Por otra parte, también aludía a la cada vez más extensivas situaciones de depresión, ansiedad y desequilibrios mentales como resultado de un falso espejismo del estado de bienestar, presa fácil para absurdos e incomprensibles climas de competición, confrontación y exaltación del materialismo. De esta manera, los egoísmos siempre ejercerían su retorcida y torticera fuerza para aniquilar cualquier intento de éxito del bien común. Si, además, añadimos las nuevas turbulencias sociales en cuestiones varias provocadas por la bochornosa necedad intelectual y las profundas carencias legislativas de nuestros gestores vía ministerios, el caldo de cultivo del odio y la discordia no para de consolidarse en gran parte de una sociedad maniatada, sumisa, subvencionada y aletargada.
En tercer lugar, Solzhenitsyn hacía hincapié en el giro de la libertad hacia el Mal hasta el punto de que el nuevo rumbo había servido para establecer vastos límites, con interpretaciones sui generis, en el legalismo de nuestra existencia. De hecho, concluía que si era cruel vivir bajo un régimen comunista sin la objetividad de un marco legal, no distaba mucho de esa crueldad el hecho de que cualquier sociedad estuviese única y exclusivamente regida por "designios" legales. Por todo ello, la proliferación de la inmoralidad o la decadencia hacia el fondo de un abismo moral no se alejaban de los preceptos recogidos en el integrador concepto de una libertad desnortada, la del imperante sinsentido que nos abruma ahora que lógica y sentido común parecen haber partido hacia el exilio.
¿Y los medios de comunicación? Hace casi cinco décadas, Solzhenitsyn lanzaba una andanada contra la línea de flotación de una prensa tan superficial y manipulada que, como marionetas, permitía que sus cuerdas se movieran al ritmo y antojo de las modas y movimientos impuestos, obviando teorías, tendencias y aspectos de gran resonancia en el proceso histórico de una nación. La exclusión o el revisionismo de estos temas evidenciaban la abundante y sesgada presencia ideológica en cuestiones académicas, culturales y el control de la información. Esto también nos suena, ¿no?
Ante esa presión, la sociedad cae en la trampa y se inclina hacia la alternativa del socialismo con la consiguiente destrucción de la moral y el espíritu.

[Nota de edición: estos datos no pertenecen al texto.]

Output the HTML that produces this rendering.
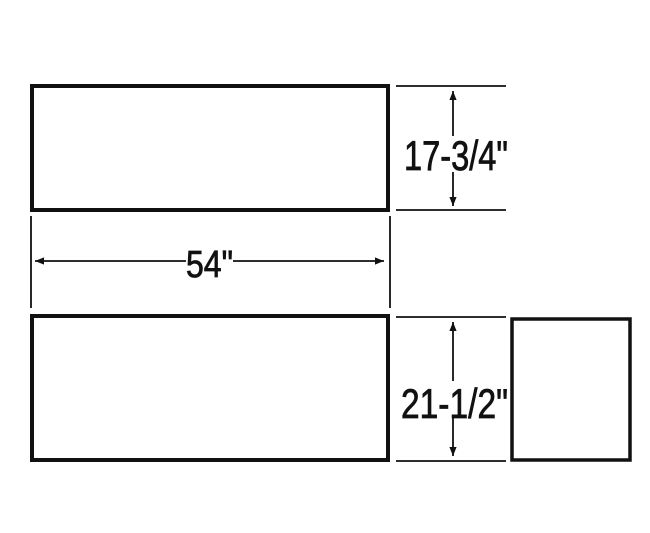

No hay salida y opciones como las ofrecidas por la modernidad sólo refrendan la búsqueda de caminos erróneos entre múltiples vericuetos y diversas vicisitudes de nuestras vidas.
Alcanzado el techo del desarrollo social, se produce un fenómeno que se traduce en una gran carestía, la de la voluntad del hombre, a su vez acompañado por la sobredosis de un antropocentrismo en el que el ser humano se despista existencialmente hasta el punto de olvidar su relación con Dios con la comodidad y la prosperidad como testigos presenciales.
Por este motivo, ante tal turbio escenario, Solzhenitsyn acababa su discurso con una invitación a la luz, a nuestra propia redención y encuentro con nuestras señas de identidad a través de la búsqueda del fuego espiritual que ilumine nuevas vías en el desierto que atravesamos con una nueva visión de un ser humano alejado del "maltrato" generalizado de las circunstancias de un presente al que ni pueden ni deben faltar el toque de Dios y la supresión de restricciones en la conciencia humana.